[Start of COLLECTED MATERIAL]

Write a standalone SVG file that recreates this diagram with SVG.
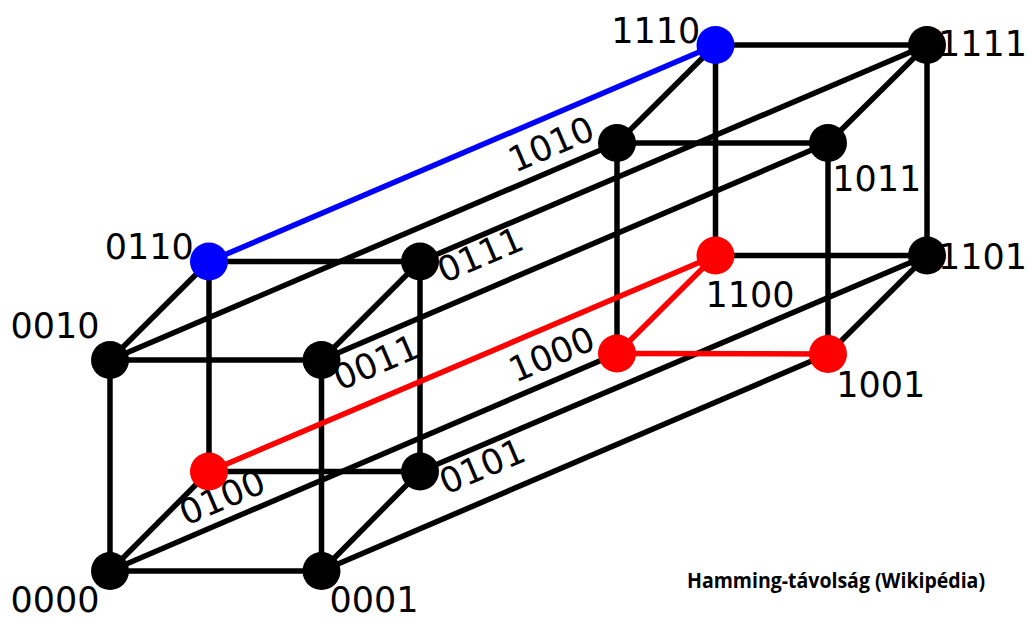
<svg xmlns="http://www.w3.org/2000/svg" width="1029" height="618" viewBox="0 0 1029 618">
<style>
.lbl{font-family:"DejaVu Sans",sans-serif;font-size:35px;fill:#000}
.cap{font-family:"Open Sans","Noto Sans",sans-serif;font-size:21px;font-weight:bold;fill:#000}
.e line{stroke:#000;stroke-width:5.5}
.e line.r{stroke:#ff0000}
.e line.b{stroke:#0000ff}
.k{fill:#000}.rd{fill:#ff0000}.bl{fill:#0000ff}
</style>
<rect width="1029" height="618" fill="#fff"/>
<g id="labels">
<text class="lbl" x="10.4" y="611.5">0000</text>
<text class="lbl" x="329.4" y="611.5">0001</text>
<text class="lbl" x="10.4" y="338.3">0010</text>
<text class="lbl" transform="translate(340,391) rotate(-23.2)">0011</text>
<text class="lbl" transform="translate(186,526) rotate(-23.2)">0100</text>
<text class="lbl" transform="translate(446,495) rotate(-23.2)">0101</text>
<text class="lbl" x="104.7" y="259.3">0110</text>
<text class="lbl" transform="translate(444,283.5) rotate(-23.2)">0111</text>
<text class="lbl" transform="translate(515.5,383) rotate(-23.2)">1000</text>
<text class="lbl" x="836.2" y="396.7">1001</text>
<text class="lbl" transform="translate(515,173) rotate(-23.2)">1010</text>
<text class="lbl" x="832.2" y="190.7">1011</text>
<text class="lbl" x="705.5" y="307.3">1100</text>
<text class="lbl" x="937.9" y="269.3">1101</text>
<text class="lbl" x="611.2" y="42.7">1110</text>
<text class="lbl" x="937.9" y="56">1111</text>
</g>
<g id="edges" class="e">
<line x1="110" y1="571" x2="321.5" y2="571"/>
<line x1="110" y1="360" x2="321.5" y2="360"/>
<line x1="209" y1="471.5" x2="420" y2="471.5"/>
<line x1="209" y1="261.5" x2="420" y2="261.5"/>
<line x1="617" y1="143" x2="828" y2="143"/>
<line x1="715.5" y1="255.5" x2="927" y2="255.5"/>
<line x1="715.5" y1="45" x2="927" y2="45"/>
<line x1="110" y1="571" x2="110" y2="360"/>
<line x1="321.5" y1="571" x2="321.5" y2="360"/>
<line x1="209" y1="471.5" x2="209" y2="261.5"/>
<line x1="420" y1="471.5" x2="420" y2="261.5"/>
<line x1="617" y1="353.5" x2="617" y2="143"/>
<line x1="828" y1="354" x2="828" y2="143"/>
<line x1="715.5" y1="255.5" x2="715.5" y2="45"/>
<line x1="927" y1="255.5" x2="927" y2="45"/>
<line x1="110" y1="571" x2="209" y2="471.5"/>
<line x1="321.5" y1="571" x2="420" y2="471.5"/>
<line x1="110" y1="360" x2="209" y2="261.5"/>
<line x1="321.5" y1="360" x2="420" y2="261.5"/>
<line x1="828" y1="354" x2="927" y2="255.5"/>
<line x1="617" y1="143" x2="715.5" y2="45"/>
<line x1="828" y1="143" x2="927" y2="45"/>
<line x1="110" y1="571" x2="617" y2="353.5"/>
<line x1="321.5" y1="571" x2="828" y2="354"/>
<line x1="110" y1="360" x2="617" y2="143"/>
<line x1="321.5" y1="360" x2="828" y2="143"/>
<line x1="420" y1="471.5" x2="927" y2="255.5"/>
<line x1="420" y1="261.5" x2="927" y2="45"/>
<line class="r" x1="617" y1="353.5" x2="828" y2="354"/>
<line class="r" x1="617" y1="353.5" x2="715.5" y2="255.5"/>
<line class="r" x1="209" y1="471.5" x2="715.5" y2="255.5"/>
<line class="b" x1="209" y1="261.5" x2="715.5" y2="45"/>
</g>
<g id="n0000"><circle class="k" cx="110" cy="571" r="19"/></g>
<g id="n0001"><circle class="k" cx="321.5" cy="571" r="19"/></g>
<g id="n0010"><circle class="k" cx="110" cy="360" r="19"/></g>
<g id="n0011"><circle class="k" cx="321.5" cy="360" r="19"/></g>
<g id="n0100"><circle class="rd" cx="209" cy="471.5" r="19"/></g>
<g id="n0101"><circle class="k" cx="420" cy="471.5" r="19"/></g>
<g id="n0110"><circle class="bl" cx="209" cy="261.5" r="19"/></g>
<g id="n0111"><circle class="k" cx="420" cy="261.5" r="19"/></g>
<g id="n1000"><circle class="rd" cx="617" cy="353.5" r="19"/></g>
<g id="n1001"><circle class="rd" cx="828" cy="354" r="19"/></g>
<g id="n1010"><circle class="k" cx="617" cy="143" r="19"/></g>
<g id="n1011"><circle class="k" cx="828" cy="143" r="19"/></g>
<g id="n1100"><circle class="rd" cx="715.5" cy="255.5" r="19"/></g>
<g id="n1101"><circle class="k" cx="927" cy="255.5" r="19"/></g>
<g id="n1110"><circle class="bl" cx="715.5" cy="45" r="19"/></g>
<g id="n1111"><circle class="k" cx="927" cy="45" r="19"/></g>
<text class="cap" x="687" y="588.3" textLength="298" lengthAdjust="spacingAndGlyphs">Hamming-távolság (Wikipédia)</text>
</svg>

[End of COLLECTED MATERIAL]

WRITTEN EXERCISE | Copy each line above precisely, dropping the pictures.

IN RESPONSE |
Write a standalone SVG file that recreates this diagram with SVG.
<svg xmlns="http://www.w3.org/2000/svg" width="1029" height="618" viewBox="0 0 1029 618">
<style>
.lbl{font-family:"DejaVu Sans",sans-serif;font-size:35px;fill:#000}
.cap{font-family:"Open Sans","Noto Sans",sans-serif;font-size:21px;font-weight:bold;fill:#000}
.e line{stroke:#000;stroke-width:5.5}
.e line.r{stroke:#ff0000}
.e line.b{stroke:#0000ff}
.k{fill:#000}.rd{fill:#ff0000}.bl{fill:#0000ff}
</style>
<rect width="1029" height="618" fill="#fff"/>
<g id="labels">
<text class="lbl" x="10.4" y="611.5">0000</text>
<text class="lbl" x="329.4" y="611.5">0001</text>
<text class="lbl" x="10.4" y="338.3">0010</text>
<text class="lbl" transform="translate(340,391) rotate(-23.2)">0011</text>
<text class="lbl" transform="translate(186,526) rotate(-23.2)">0100</text>
<text class="lbl" transform="translate(446,495) rotate(-23.2)">0101</text>
<text class="lbl" x="104.7" y="259.3">0110</text>
<text class="lbl" transform="translate(444,283.5) rotate(-23.2)">0111</text>
<text class="lbl" transform="translate(515.5,383) rotate(-23.2)">1000</text>
<text class="lbl" x="836.2" y="396.7">1001</text>
<text class="lbl" transform="translate(515,173) rotate(-23.2)">1010</text>
<text class="lbl" x="832.2" y="190.7">1011</text>
<text class="lbl" x="705.5" y="307.3">1100</text>
<text class="lbl" x="937.9" y="269.3">1101</text>
<text class="lbl" x="611.2" y="42.7">1110</text>
<text class="lbl" x="937.9" y="56">1111</text>
</g>
<g id="edges" class="e">
<line x1="110" y1="571" x2="321.5" y2="571"/>
<line x1="110" y1="360" x2="321.5" y2="360"/>
<line x1="209" y1="471.5" x2="420" y2="471.5"/>
<line x1="209" y1="261.5" x2="420" y2="261.5"/>
<line x1="617" y1="143" x2="828" y2="143"/>
<line x1="715.5" y1="255.5" x2="927" y2="255.5"/>
<line x1="715.5" y1="45" x2="927" y2="45"/>
<line x1="110" y1="571" x2="110" y2="360"/>
<line x1="321.5" y1="571" x2="321.5" y2="360"/>
<line x1="209" y1="471.5" x2="209" y2="261.5"/>
<line x1="420" y1="471.5" x2="420" y2="261.5"/>
<line x1="617" y1="353.5" x2="617" y2="143"/>
<line x1="828" y1="354" x2="828" y2="143"/>
<line x1="715.5" y1="255.5" x2="715.5" y2="45"/>
<line x1="927" y1="255.5" x2="927" y2="45"/>
<line x1="110" y1="571" x2="209" y2="471.5"/>
<line x1="321.5" y1="571" x2="420" y2="471.5"/>
<line x1="110" y1="360" x2="209" y2="261.5"/>
<line x1="321.5" y1="360" x2="420" y2="261.5"/>
<line x1="828" y1="354" x2="927" y2="255.5"/>
<line x1="617" y1="143" x2="715.5" y2="45"/>
<line x1="828" y1="143" x2="927" y2="45"/>
<line x1="110" y1="571" x2="617" y2="353.5"/>
<line x1="321.5" y1="571" x2="828" y2="354"/>
<line x1="110" y1="360" x2="617" y2="143"/>
<line x1="321.5" y1="360" x2="828" y2="143"/>
<line x1="420" y1="471.5" x2="927" y2="255.5"/>
<line x1="420" y1="261.5" x2="927" y2="45"/>
<line class="r" x1="617" y1="353.5" x2="828" y2="354"/>
<line class="r" x1="617" y1="353.5" x2="715.5" y2="255.5"/>
<line class="r" x1="209" y1="471.5" x2="715.5" y2="255.5"/>
<line class="b" x1="209" y1="261.5" x2="715.5" y2="45"/>
</g>
<g id="n0000"><circle class="k" cx="110" cy="571" r="19"/></g>
<g id="n0001"><circle class="k" cx="321.5" cy="571" r="19"/></g>
<g id="n0010"><circle class="k" cx="110" cy="360" r="19"/></g>
<g id="n0011"><circle class="k" cx="321.5" cy="360" r="19"/></g>
<g id="n0100"><circle class="rd" cx="209" cy="471.5" r="19"/></g>
<g id="n0101"><circle class="k" cx="420" cy="471.5" r="19"/></g>
<g id="n0110"><circle class="bl" cx="209" cy="261.5" r="19"/></g>
<g id="n0111"><circle class="k" cx="420" cy="261.5" r="19"/></g>
<g id="n1000"><circle class="rd" cx="617" cy="353.5" r="19"/></g>
<g id="n1001"><circle class="rd" cx="828" cy="354" r="19"/></g>
<g id="n1010"><circle class="k" cx="617" cy="143" r="19"/></g>
<g id="n1011"><circle class="k" cx="828" cy="143" r="19"/></g>
<g id="n1100"><circle class="rd" cx="715.5" cy="255.5" r="19"/></g>
<g id="n1101"><circle class="k" cx="927" cy="255.5" r="19"/></g>
<g id="n1110"><circle class="bl" cx="715.5" cy="45" r="19"/></g>
<g id="n1111"><circle class="k" cx="927" cy="45" r="19"/></g>
<text class="cap" x="687" y="588.3" textLength="298" lengthAdjust="spacingAndGlyphs">Hamming-távolság (Wikipédia)</text>
</svg>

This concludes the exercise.